— start —

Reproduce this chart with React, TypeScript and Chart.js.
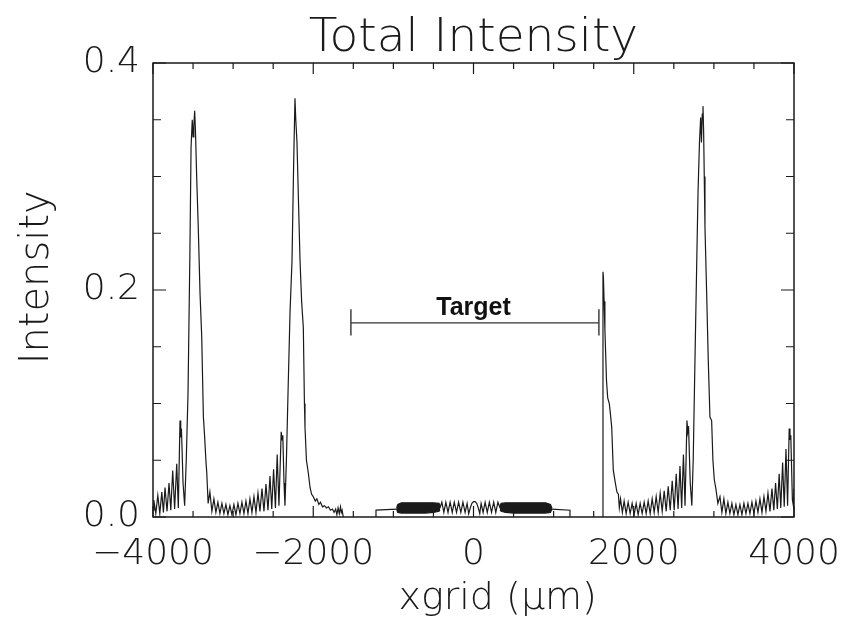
import React, { useEffect, useRef } from 'react';
import { Chart, registerables } from 'chart.js';

Chart.register(...registerables);

// ---------- text ----------
const chartTitle = 'Total Intensity';
const xAxisTitle = '    xgrid (µm)';
const yAxisTitle = '  Intensity';
const targetLabel = 'Target';

// ---------- axes ----------
const xMin = -4000;
const xMax = 4000;
const xMajorStep = 2000;
const xMinorStep = 500;
const yMin = 0;
const yMax = 0.4;
const yMajorStep = 0.2;
const yMinorStep = 0.05;

// ---------- target marker (data units) ----------
const targetStart = -1530;
const targetEnd = 1565;
const targetLevel = 0.171;
const targetCapTop = 0.183;
const targetCapBottom = 0.16;
const targetLabelX = 0;
const targetLabelY = 0.178;

// ---------- left pair of peaks ----------
const leftX = [
  -4000, -3990, -3965, -3940, -3915, -3890, -3870, -3850, -3825, -3800, -3778, -3754, -3730, -3704, -3684,
  -3663, -3654, -3645, -3625, -3605, -3585, -3563, -3540, -3525, -3510, -3500, -3490, -3480, -3470, -3455,
  -3435, -3413, -3392, -3371, -3355, -3340, -3329, -3312, -3290, -3265, -3240, -3215, -3190, -3165, -3140,
  -3115, -3090, -3065, -3040, -3015, -2990, -2965, -2940, -2915, -2890, -2865, -2840, -2815, -2790, -2765,
  -2740, -2715, -2690, -2665, -2640, -2615, -2590, -2565, -2540, -2518, -2495, -2472, -2450, -2428, -2400,
  -2390, -2380, -2365, -2353, -2335, -2315, -2290, -2265, -2245, -2228, -2218, -2203, -2185, -2165, -2145,
  -2124, -2110, -2103, -2085, -2062, -2040, -2020, -2000, -1975, -1955, -1930, -1910, -1885, -1860, -1835,
  -1810, -1785, -1760, -1740, -1720, -1705, -1690, -1675, -1660, -1650, -1640, -1625,
];
const leftY = [
  0.006, 0.015, 0.003, 0.019, 0.003, 0.022, 0.004, 0.026, 0.005, 0.03, 0.006, 0.041, 0.007, 0.047, 0.008,
  0.085, 0.07, 0.078, 0.03, 0.01, 0.05, 0.109, 0.23, 0.326, 0.35, 0.335, 0.345, 0.358, 0.34, 0.3,
  0.255, 0.197, 0.159, 0.088, 0.07, 0.05, 0.039, 0.012, 0.022, 0.005, 0.016, 0.004, 0.013, 0.003, 0.012,
  0.003, 0.011, 0.002, 0.01, 0.002, 0.011, 0.002, 0.012, 0.003, 0.013, 0.003, 0.014, 0.003, 0.016, 0.004,
  0.018, 0.004, 0.021, 0.005, 0.025, 0.005, 0.029, 0.006, 0.036, 0.007, 0.042, 0.008, 0.055, 0.01, 0.075,
  0.068, 0.072, 0.03, 0.01, 0.05, 0.109, 0.18, 0.226, 0.31, 0.369, 0.35, 0.33, 0.28, 0.226, 0.19,
  0.167, 0.1, 0.079, 0.05, 0.039, 0.026, 0.02, 0.018, 0.014, 0.016, 0.011, 0.013, 0.009, 0.01, 0.008,
  0.009, 0.006, 0.007, 0.004, 0.007, 0.002, 0.008, 0.003, 0.009, 0.004, 0.006, 0,
];

// ---------- central region (plateau + sparse fringes) ----------
const centerX = [
  -1217, -1217, -955, -418, -395, -370, -345, -318, -292, -265, -240, -212, -186, -158, -132, -105, -80, -60,
  -40, -20, 0, 20, 40, 60, 78, 95, 120, 145, 172, 198, 225, 252, 278, 305, 331, 980, 1204, 1204,
];
const centerY = [
  0, 0.006, 0.007, 0.008, 0.013, 0.004, 0.013, 0.004, 0.013, 0.004, 0.013, 0.004, 0.013, 0.004, 0.013, 0.004, 0.012, 0.003,
  0.008, 0.012, 0.0135, 0.0135, 0.012, 0.008, 0.003, 0.012, 0.004, 0.013, 0.004, 0.013, 0.004, 0.013, 0.004, 0.013, 0.008, 0.007, 0.006, 0,
];

// ---------- dense fringe bands (upper / lower envelopes) ----------
const bandLeftX = [-960, -945, -900, -800, -700, -600, -500, -430, -418];
const bandLeftTop = [0.008, 0.011, 0.0125, 0.0125, 0.0125, 0.0125, 0.0125, 0.012, 0.01];
const bandLeftBottom = [0.007, 0.004, 0.0035, 0.0035, 0.0035, 0.0035, 0.004, 0.005, 0.006];
const bandRightX = [331, 345, 400, 500, 600, 700, 800, 900, 960, 980];
const bandRightTop = [0.01, 0.012, 0.0125, 0.0125, 0.0125, 0.0125, 0.0125, 0.0125, 0.011, 0.008];
const bandRightBottom = [0.006, 0.005, 0.004, 0.0035, 0.0035, 0.0035, 0.0035, 0.0035, 0.004, 0.007];

// ---------- right pair of peaks ----------
const rightX = [
  1616, 1616, 1622, 1630, 1640, 1660, 1675, 1695, 1710, 1725, 1745, 1770, 1790, 1808, 1820,
  1835, 1858, 1880, 1905, 1930, 1955, 1980, 2005, 2030, 2055, 2080, 2105, 2130, 2155, 2180,
  2205, 2230, 2255, 2280, 2305, 2330, 2355, 2380, 2405, 2430, 2455, 2480, 2505, 2530, 2553,
  2577, 2598, 2620, 2640, 2664, 2674, 2684, 2705, 2725, 2742, 2764, 2785, 2802, 2820, 2835,
  2845, 2855, 2864, 2872, 2880, 2889, 2910, 2930, 2951, 2972, 2988, 3005, 3025, 3050, 3076,
  3100, 3125, 3150, 3175, 3200, 3225, 3250, 3275, 3300, 3325, 3350, 3375, 3400, 3425, 3450,
  3475, 3500, 3525, 3550, 3575, 3600, 3625, 3650, 3675, 3700, 3725, 3748, 3770, 3792, 3815,
  3835, 3858, 3878, 3900, 3920, 3940, 3950, 3960, 3980, 3992, 4000,
];
const rightY = [
  0, 0.216, 0.21, 0.19, 0.165, 0.12, 0.105, 0.1, 0.09, 0.079, 0.041, 0.03, 0.022, 0.02, 0.008,
  0.016, 0.004, 0.014, 0.003, 0.013, 0.003, 0.012, 0.002, 0.012, 0.002, 0.012, 0.003, 0.013, 0.003, 0.014,
  0.003, 0.016, 0.004, 0.018, 0.004, 0.021, 0.005, 0.023, 0.005, 0.027, 0.006, 0.032, 0.006, 0.038, 0.007,
  0.045, 0.008, 0.055, 0.01, 0.085, 0.075, 0.08, 0.03, 0.01, 0.05, 0.138, 0.22, 0.285, 0.33, 0.352,
  0.33, 0.355, 0.362, 0.34, 0.3, 0.255, 0.197, 0.138, 0.088, 0.085, 0.05, 0.033, 0.025, 0.012, 0.018,
  0.004, 0.016, 0.003, 0.013, 0.003, 0.012, 0.002, 0.011, 0.002, 0.011, 0.002, 0.012, 0.003, 0.012, 0.003,
  0.013, 0.003, 0.014, 0.004, 0.016, 0.004, 0.018, 0.005, 0.021, 0.005, 0.025, 0.006, 0.03, 0.007, 0.038,
  0.008, 0.048, 0.009, 0.06, 0.01, 0.078, 0.068, 0.072, 0.015, 0.01, 0.025,
];

const toPoints = (xs: number[], ys: number[]) => xs.map((x, i) => ({ x, y: ys[i] }));

const INK = '#1a1a1a';
const LIGHT_FONT = "'DejaVu Sans Light', 'DejaVu Sans', sans-serif";

const frameAndMarkers = {
  id: 'frameAndMarkers',
  afterDatasetsDraw(chart: any) {
    const { ctx, chartArea: a, scales } = chart;
    const xs = scales.x;
    const ys = scales.y;
    ctx.save();
    // frame
    ctx.strokeStyle = INK;
    ctx.lineWidth = 1.5;
    ctx.strokeRect(a.left, a.top, a.right - a.left, a.bottom - a.top);
    // inward ticks on all four sides
    ctx.lineWidth = 1.2;
    ctx.beginPath();
    const nx = Math.round((xMax - xMin) / xMinorStep);
    const perMajorX = Math.round(xMajorStep / xMinorStep);
    for (let i = 0; i <= nx; i++) {
      const v = xMin + i * xMinorStep;
      const px = xs.getPixelForValue(v);
      const len = i % perMajorX === 0 ? 11 : 6;
      ctx.moveTo(px, a.bottom);
      ctx.lineTo(px, a.bottom - len);
      ctx.moveTo(px, a.top);
      ctx.lineTo(px, a.top + len);
    }
    const ny = Math.round((yMax - yMin) / yMinorStep);
    const perMajorY = Math.round(yMajorStep / yMinorStep);
    for (let i = 0; i <= ny; i++) {
      const v = yMin + i * yMinorStep;
      const py = ys.getPixelForValue(v);
      const len = i % perMajorY === 0 ? 13 : 8;
      ctx.moveTo(a.left, py);
      ctx.lineTo(a.left + len, py);
      ctx.moveTo(a.right, py);
      ctx.lineTo(a.right - len, py);
    }
    ctx.stroke();

    // target marker
    const x1 = xs.getPixelForValue(targetStart);
    const x2 = xs.getPixelForValue(targetEnd);
    const yl = ys.getPixelForValue(targetLevel);
    const yt = ys.getPixelForValue(targetCapTop);
    const yb = ys.getPixelForValue(targetCapBottom);
    ctx.lineWidth = 1.4;
    ctx.strokeStyle = '#333';
    ctx.beginPath();
    ctx.moveTo(x1, yl);
    ctx.lineTo(x2, yl);
    ctx.moveTo(x1, yt);
    ctx.lineTo(x1, yb);
    ctx.moveTo(x2, yt);
    ctx.lineTo(x2, yb);
    ctx.stroke();
    ctx.fillStyle = '#111';
    ctx.font = "bold 25px 'Liberation Sans', Arial, sans-serif";
    ctx.textAlign = 'center';
    ctx.textBaseline = 'alphabetic';
    ctx.fillText(targetLabel, xs.getPixelForValue(targetLabelX), ys.getPixelForValue(targetLabelY));
    ctx.restore();
  },
};

const lineDs = (xs: number[], ys: number[]) => ({
  data: toPoints(xs, ys),
  borderColor: INK,
  borderWidth: 1.2,
  pointRadius: 0,
  tension: 0,
  fill: false,
});

export default function App() {
  const ref = useRef<HTMLCanvasElement | null>(null);
  useEffect(() => {
    if (!ref.current) return;
    const chart = new Chart(ref.current, {
      type: 'line',
      data: {
        datasets: [
          lineDs(leftX, leftY),
          lineDs(centerX, centerY),
          lineDs(rightX, rightY),
          { ...lineDs(bandLeftX, bandLeftTop) },
          { ...lineDs(bandLeftX, bandLeftBottom), fill: '-1', backgroundColor: INK },
          { ...lineDs(bandRightX, bandRightTop) },
          { ...lineDs(bandRightX, bandRightBottom), fill: '-1', backgroundColor: INK },
        ] as any,
      },
      options: {
        responsive: false,
        animation: false,
        events: [],
        layout: { padding: { left: 0, right: 51, top: 0, bottom: 0 } },
        plugins: {
          legend: { display: false },
          tooltip: { enabled: false },
          title: {
            display: true,
            text: chartTitle,
            fullSize: false,
            color: INK,
            font: { family: LIGHT_FONT, size: 47, weight: '200' as any, lineHeight: 1.0 },
            padding: { top: 15, bottom: 1 },
          },
        },
        scales: {
          x: {
            type: 'linear',
            min: xMin,
            max: xMax,
            grid: { display: false, drawTicks: false },
            border: { display: false },
            ticks: {
              stepSize: xMajorStep,
              color: INK,
              padding: 16,
              maxRotation: 0,
              font: { family: LIGHT_FONT, size: 36, weight: '200' as any },
              callback: (v: any) => (v < 0 ? '\u2212' + Math.abs(v) : String(v)),
            },
            title: {
              display: true,
              text: xAxisTitle,
              color: INK,
              font: { family: LIGHT_FONT, size: 38, weight: '200' as any },
              padding: { top: 0, bottom: 1 },
            },
            afterFit: (s: any) => {
              s.height = 106;
              s.paddingLeft = 0;
              s.paddingRight = 0;
            },
          },
          y: {
            type: 'linear',
            min: yMin,
            max: yMax,
            grid: { display: false, drawTicks: false },
            border: { display: false },
            ticks: {
              stepSize: yMajorStep,
              color: INK,
              padding: 13,
              font: { family: LIGHT_FONT, size: 36, weight: '200' as any },
              callback: (v: any) => Number(v).toFixed(1),
            },
            title: {
              display: true,
              text: yAxisTitle,
              color: INK,
              font: { family: LIGHT_FONT, size: 40, weight: '200' as any },
              padding: { top: 14, bottom: 0 },
            },
            afterFit: (s: any) => {
              s.width = 153;
              s.paddingTop = 0;
              s.paddingBottom = 0;
            },
          },
        },
      },
      plugins: [frameAndMarkers],
    });
    return () => chart.destroy();
  }, []);

  return (
    <div style={{ position: 'absolute', left: 0, top: 0, width: 845, height: 623, background: '#fff' }}>
      <canvas ref={ref} width={845} height={623} style={{ display: 'block' }} />
    </div>
  );
}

— end —

Everything from the top line of the data down to and including the line with "const yMinorStep = 0.05;" is to be copied, except the pictures.

Reproduce this chart with React, TypeScript and Chart.js.
import React, { useEffect, useRef } from 'react';
import { Chart, registerables } from 'chart.js';

Chart.register(...registerables);

// ---------- text ----------
const chartTitle = 'Total Intensity';
const xAxisTitle = '    xgrid (µm)';
const yAxisTitle = '  Intensity';
const targetLabel = 'Target';

// ---------- axes ----------
const xMin = -4000;
const xMax = 4000;
const xMajorStep = 2000;
const xMinorStep = 500;
const yMin = 0;
const yMax = 0.4;
const yMajorStep = 0.2;
const yMinorStep = 0.05;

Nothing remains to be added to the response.